Mit großem Pathos wird beschworen, reflektiert und beklagt, ohne dass es zu einer entscheidenden Handlung kommt. Manchmal wütend und dann wieder lakonisch, wird die eigene Unfähigkeit beschrieben, die um das „dumpfe, wehleidige Gefühl, zu spät geboren zu sein“ (91) kreist. Es ist keine Verzweiflung, die hier aufkommt, sondern eine ernüchternde Feststellung: „Wir können uns gar nicht mehr vorstellen, dass man einmal geglaubt hat, wirklich von Grund auf überzeugt davon war, alles ganz anders machen zu wollen und zu können.“ (92)

Ist kein Ausbruch, keine Veränderung mehr möglich? Der junge Mann schließt mit einem flüchtig Bekannten einen Pakt, der im Begehen der sieben Todsünden, in jeweils einer Nacht, besteht. Bereits der Plan wirkt konstruiert, und es zeigt sich, dass sich echte Ergriffenheit und Erschütterung nicht einfach erzeugen lassen. Das Ausprobieren und das bewusste an oder über die Grenze Hinausgehen bleibt ironisch gebrochen.
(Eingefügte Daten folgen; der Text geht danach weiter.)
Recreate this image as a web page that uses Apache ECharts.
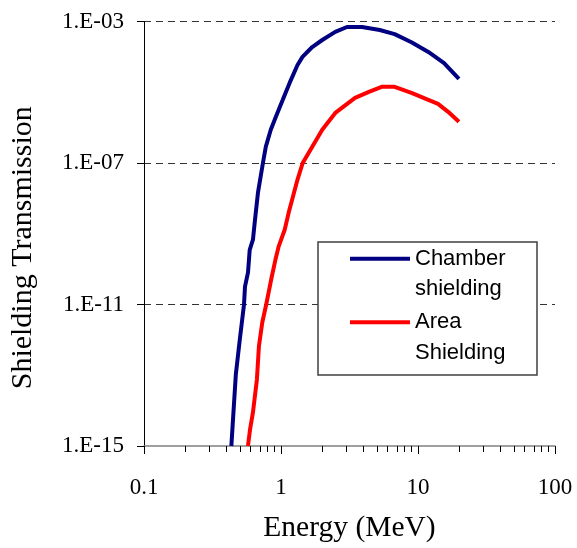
<!DOCTYPE html>
<html>
<head>
<meta charset="utf-8">
<script src="https://cdn.jsdelivr.net/npm/echarts@6/dist/echarts.min.js"></script>
<style>
	html, body { margin: 0; padding: 0; background: #fff; }
	#main { width: 577px; height: 548px; }
</style>
</head>
<body>
<div id="main"></div>
<script>
// energies (MeV) and transmissions
var chamberEnergy = [0.434, 0.468, 0.50, 0.537, 0.546, 0.574, 0.591, 0.624, 0.646, 0.679, 0.738, 0.775, 0.842, 0.916, 1.03, 1.156, 1.32, 1.435, 1.69, 2.0, 2.49, 3.03, 3.9, 5.26, 6.75, 8.96, 11.9, 15.5, 19.9];
var chamberTrans = [1e-15, 1.05e-13, 1e-12, 1e-11, 3.2e-11, 8e-11, 3.5e-10, 6.8e-10, 2.5e-9, 1.45e-8, 1e-7, 2.9e-7, 8.7e-7, 2e-6, 6.1e-6, 1.84e-5, 5.9e-5, 1e-4, 1.9e-4, 3.0e-4, 5.1e-4, 7.0e-4, 7.0e-4, 5.75e-4, 4.4e-4, 2.6e-4, 1.38e-4, 6.7e-5, 2.4e-5];

var areaEnergy = [0.574, 0.594, 0.624, 0.667, 0.69, 0.73, 0.78, 0.847, 0.911, 0.962, 1.064, 1.137, 1.32, 1.44, 2.0, 2.49, 3.47, 4.38, 5.43, 6.75, 8.96, 11.9, 14.0, 16.6, 19.9];
var areaTrans = [1e-15, 2.9e-15, 8.9e-15, 7.6e-14, 6.6e-13, 3.1e-12, 1e-11, 5e-11, 1.86e-10, 4.4e-10, 1.3e-9, 3.9e-9, 3.4e-8, 1e-7, 8.7e-7, 2.6e-6, 6.9e-6, 1.02e-5, 1.42e-5, 1.42e-5, 9.6e-6, 6.1e-6, 4.7e-6, 2.8e-6, 1.46e-6];

var seriesNames = ['Chamber shielding', 'Area Shielding'];
var xTickLabels = ['0.1', '1', '10', '100'];
var yTickLabels = ['1.E-15', '1.E-11', '1.E-07', '1.E-03'];

// y is drawn as decades above 1E-15
function toPairs(xs, ys) {
	var out = [];
	for (var i = 0; i < xs.length; i++) {
		out.push([xs[i], Math.log10(ys[i]) + 15]);
	}
	return out;
}

// minor ticks at 2..9 of each decade
var minorTicks = [];
[0.1, 1, 10].forEach(function (d) {
	for (var k = 2; k <= 9; k++) minorTicks.push(+(d * k).toPrecision(3));
});

var serif = 'Liberation Serif';
var myChart = echarts.init(document.getElementById('main'));

var option = {
	animation: false,
	grid: { left: 140, right: 22, top: 21.5, bottom: 101 },
	xAxis: [{
		type: 'log',
		logBase: 10,
		min: 0.1,
		max: 100,
		name: 'Energy (MeV)',
		nameLocation: 'middle',
		nameGap: 67,
		nameTextStyle: { fontFamily: serif, fontSize: 29.5, color: '#000' },
		axisLine: { lineStyle: { color: '#808080', width: 1.5 } },
		axisTick: { length: 8, lineStyle: { color: '#000' } },
		axisLabel: {
			margin: 30,
			fontFamily: serif,
			fontSize: 23,
			color: '#000',
			formatter: function (v, i) { return xTickLabels[i]; }
		},
		splitLine: { show: false }
	}, {
		type: 'log',
		logBase: 10,
		min: 0.1,
		max: 100,
		position: 'bottom',
		axisLine: { show: false },
		axisTick: { length: 6, customValues: minorTicks, lineStyle: { color: '#000' } },
		axisLabel: { show: false },
		splitLine: { show: false }
	}],
	yAxis: {
		type: 'value',
		min: 0,
		max: 12,
		interval: 4,
		name: 'Shielding Transmission',
		nameLocation: 'middle',
		nameGap: 106,
		nameTextStyle: { fontFamily: serif, fontSize: 30, color: '#000', padding: [0, 28, 0, 0] },
		axisLine: { show: true, lineStyle: { color: '#000', width: 1 } },
		axisTick: { show: true, length: 7, lineStyle: { color: '#000' } },
		axisLabel: {
			margin: 20,
			fontFamily: serif,
			fontSize: 23,
			color: '#000',
			formatter: function (v, i) { return yTickLabels[i]; }
		},
		splitLine: { show: true, showMinLine: false, lineStyle: { color: '#333', width: 1, type: [7, 5] } }
	},
	legend: {
		orient: 'vertical',
		left: 350,
		top: 213,
		padding: 0,
		itemGap: -28,
		itemWidth: 60,
		itemHeight: 4,
		icon: 'rect',
		data: seriesNames,
		// blank first line so the first word sits level with the line sample
		formatter: function (name) { return ' \n' + name.replace(' ', '\n'); },
		textStyle: {
			fontFamily: 'Liberation Sans',
			fontSize: 22,
			lineHeight: 30.5,
			color: '#000'
		}
	},
	graphic: [{
		type: 'rect',
		z: 3,
		shape: { x: 318, y: 242, width: 219, height: 133 },
		style: { fill: '#fff', stroke: '#404040', lineWidth: 1.5 }
	}],
	series: [{
		name: seriesNames[0],
		type: 'line',
		symbol: 'none',
		clip: true,
		data: toPairs(chamberEnergy, chamberTrans),
		lineStyle: { color: '#000080', width: 4 },
		itemStyle: { color: '#000080' }
	}, {
		name: seriesNames[1],
		type: 'line',
		symbol: 'none',
		clip: true,
		data: toPairs(areaEnergy, areaTrans),
		lineStyle: { color: '#ff0000', width: 4 },
		itemStyle: { color: '#ff0000' }
	}]
};
myChart.setOption(option);
</script>
</body>
</html>
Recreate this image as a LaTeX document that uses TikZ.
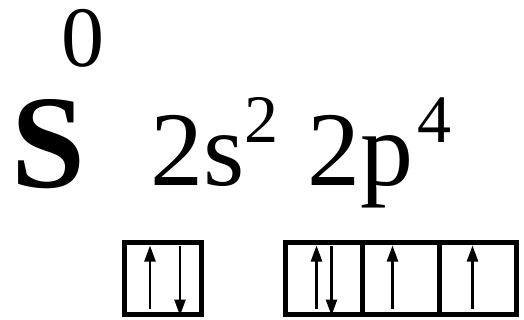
\documentclass[tikz,border=0pt]{standalone}
\usepackage{fontspec}
\setmainfont{Liberation Serif}
\usetikzlibrary{positioning,arrows.meta}

\begin{document}
\begin{tikzpicture}[
  x=1pt, y=-1pt,
  txt/.style={inner sep=0pt, anchor=base west},
  orb/.style={draw, line width=5pt, minimum width=77pt, minimum height=72pt,
              inner sep=0pt, outer sep=0pt},
  spin/.style={line width=2.4pt, -{Triangle[length=16pt,width=11pt]}},
]
  \useasboundingbox (0,0) rectangle (524,320);

  % symbol and charge
  \node[txt, font=\fontsize{133}{140}\selectfont\bfseries] (sym) at (11,188) {S};
  \node[txt, font=\fontsize{86}{90}\selectfont] (chg) at (61,67) {0};

  % configuration
  \node[txt, font=\fontsize{106}{110}\selectfont] (cs) at (150,186) {2s};
  \node[txt, font=\fontsize{68}{72}\selectfont] (es) at (244,143) {2};
  \node[txt, font=\fontsize{106}{110}\selectfont] (cp) at (307,186) {2p};
  \node[txt, font=\fontsize{68}{72}\selectfont] (ep) at (417,143) {4};

  % orbital boxes
  \node[orb] (s1) at (163,278.5) {};
  \node[orb] (p1) at (323.5,278.5) {};
  \node[orb, right=0pt of p1] (p2) {};
  \node[orb, right=0pt of p2] (p3) {};

  % electrons
  \draw[spin] ([xshift=-13pt,yshift=6pt]s1.south) -- ([xshift=-13pt,yshift=-3pt]s1.north);
  \draw[spin] ([xshift=17pt,yshift=-3pt]s1.north) -- ([xshift=17pt,yshift=-1pt]s1.south);
  \draw[spin] ([xshift=-7pt,yshift=6pt]p1.south) -- ([xshift=-7pt,yshift=-3pt]p1.north);
  \draw[spin] ([xshift=8pt,yshift=-3pt]p1.north) -- ([xshift=8pt,yshift=-1pt]p1.south);
  \draw[spin] ([xshift=-8pt,yshift=6pt]p2.south) -- ([xshift=-8pt,yshift=-3pt]p2.north);
  \draw[spin] ([xshift=-5pt,yshift=6pt]p3.south) -- ([xshift=-5pt,yshift=-3pt]p3.north);
\end{tikzpicture}
\end{document}
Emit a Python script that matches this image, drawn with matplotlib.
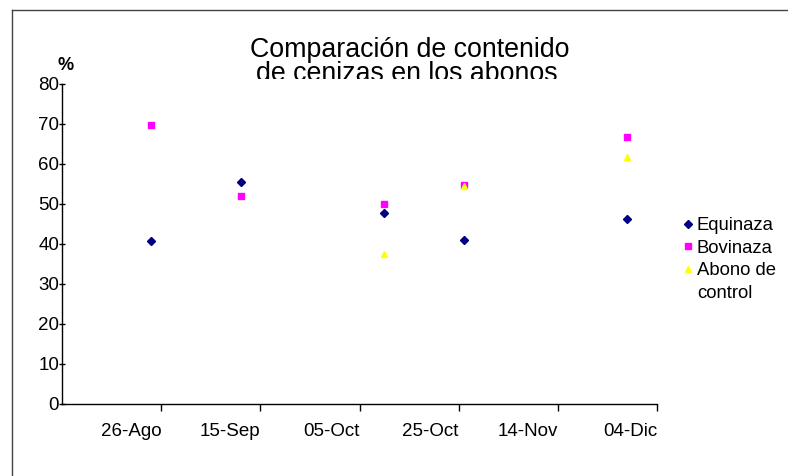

Der Plot wie die Kapitel, die durch die lateinischen Namen der Sünden betitelt sind, treten in den Hintergrund angesichts der Variationen um das Grundthema eines von sich selbst Enttäuschten. Ist das nicht ein wenig originelles Lamentieren auf hohem Niveau? Ein Unwohlsein, das mit Angst verwechselt wird? Die Suchbewegung wie die anklingenden Themen und die Beleuchtung der eigenen Person verleihen „Sieben Nächte“ eine Tiefe.

Auch wenn der Protagonist zu einer Elite gehört, kann er exemplarisch für ein Gefühl stehen, das unabhängig vom sozialen Status ist: Bedeutungslosigkeit. Die Aussichtslosigkeit entsteht aus einem Gefühl der Nichtveränderbarkeit der Welt, der Gesellschaft und des eigenen Ichs. Wofür und woraus soll so eine Revolution entstehen? Die Sünden bringen letztlich nicht die erhoffte Veränderung, denn auch diese erfolgen halbherzig und spiegeln nur das Negativbild eines, der „nur zum Schein betet, ohne wirklich zu glauben.“ (49)

Ob das Buch in dieser Tendenz ein Porträt der kommenden Generation abgibt – ungewöhnlich genug: es erreichte innerhalb weniger Wochen mehrere Auflagen – kann offenbleiben. Es steht jedoch sicher für eine Sehnsucht, die unter aller Absicherung immer wieder ungestüm und undeutlich hervorbricht und zeigt, „dass es auch anders sein könnte. Dass doch eine Aussicht auf Glück bestünde, ein Moment der Stärke und Entschiedenheit möglich wäre.“ (50) Es sind existenzielle Themen, die nach einer Entscheidung und Verantwortung verlangen. Die Religion hat hier eine neue Präsenz, wenn sie auch nur noch rudimentär als eine Möglichkeit zur Lösung aufscheint. Bezeichnenderweise sind es die Todsünden, also jene Kategorien, die klassisch als Anzeichen eines falschen Weges gedeutet werden, die der Protagonist wählt. Es wäre nicht nur ihm zu wünschen, dass er ebenso die anderen Dimensionen des Glaubens entdeckt.